After years in which no BBC report on the subject was complete without airing the views of climate-change sceptics, this is progress. Where business leaders and politicians gather, there is talk of momentum, a tipping-point, history in the making. Yet behind this confidence, the fear remains that our democratic structures will not be up to the task: that the boundaries of what is politically "practical", in Blair's language, will not accommodate the kind of measures required to prevent runaway climate change.

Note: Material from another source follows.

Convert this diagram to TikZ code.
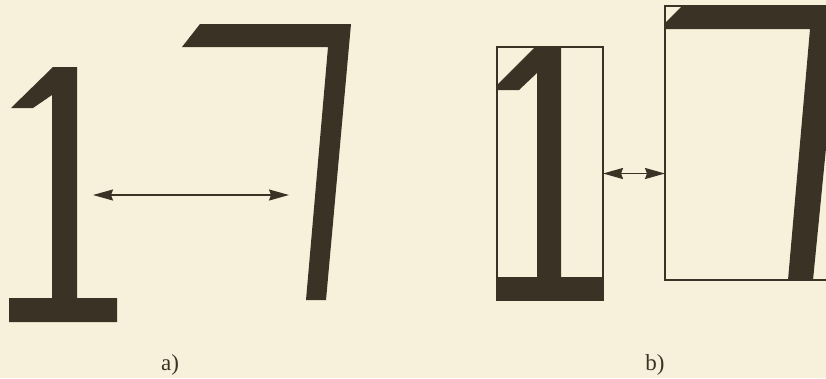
\documentclass[tikz,border=0pt]{standalone}
\usepackage{fontspec}
\setmainfont{Liberation Serif}
\usetikzlibrary{arrows.meta,calc}
\definecolor{paperBg}{HTML}{F7F1DC}
\definecolor{inkDark}{HTML}{3A3224}

\begin{document}
\begin{tikzpicture}[
  x=1pt, y=-1pt,
  glyph/.style={fill=inkDark, draw=none},
  frame/.style={draw=inkDark, line width=1.4pt, inner sep=0pt, outer sep=0pt},
  gap/.style={{Stealth[length=20pt,width=11pt,inset=2pt]}-{Stealth[length=20pt,width=11pt,inset=2pt]}, line width=1.5pt, draw=inkDark, fill=inkDark},
  caption/.style={font=\fontsize{23}{25}\selectfont, text=inkDark}
]
\useasboundingbox (0,0) rectangle (826,378);
\clip (0,0) rectangle (826,378);
\fill[paperBg] (0,0) rectangle (826,378);

% a) glyphs as drawn
\fill[glyph] (53,67) -- (77,67) -- (77,298) -- (117,298) -- (117,322) -- (9,322)
  -- (9,298) -- (52,298) -- (52,95) -- (33,108) -- (11,108) -- cycle;
\fill[glyph] (200,24) -- (351,24) -- (326,300) -- (306,300) -- (328,47) -- (182,47) -- cycle;
\coordinate (oneA) at (93,195);
\coordinate (sevenA) at (289,195);
\draw[gap] (oneA) -- (sevenA);
\node[caption] (capA) at (170,365) {a)};

% b) glyphs in their boxes
\fill[glyph] (535,47) -- (561,47) -- (561,277) -- (603,277) -- (603,300) -- (497,300)
  -- (497,277) -- (537,277) -- (537,73) -- (519,90) -- (497,90) -- (497,85) -- cycle;
\fill[glyph] (682,6) -- (840,6) -- (813,280) -- (788,280) -- (810,29) -- (665,29) -- (665,23) -- cycle;
\node[frame, minimum width=106pt, minimum height=253pt] (box1) at (550,173.5) {};
\node[frame, minimum width=200pt, minimum height=274pt] (box7) at (765,143) {};
\draw[gap, line width=1.8pt] (box1.east) -- (box1.east -| box7.west);
\node[caption] (capB) at (655,365) {b)};
\end{tikzpicture}
\end{document}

It is this fear which feeds the visions of an authoritarian future which have begun to enter the debate from more than one side. The fact that few informed observers believe individual restraint and technological innovation will generate the necessary cuts in emissions, so that a significant increase in government intervention in individual behaviour is to be anticipated means such visions deserve to be taken seriously. They suggest that it is time to consider tackling climate change not simply as a technical problem but as a challenge to the democratic imagination.
Read the rest here.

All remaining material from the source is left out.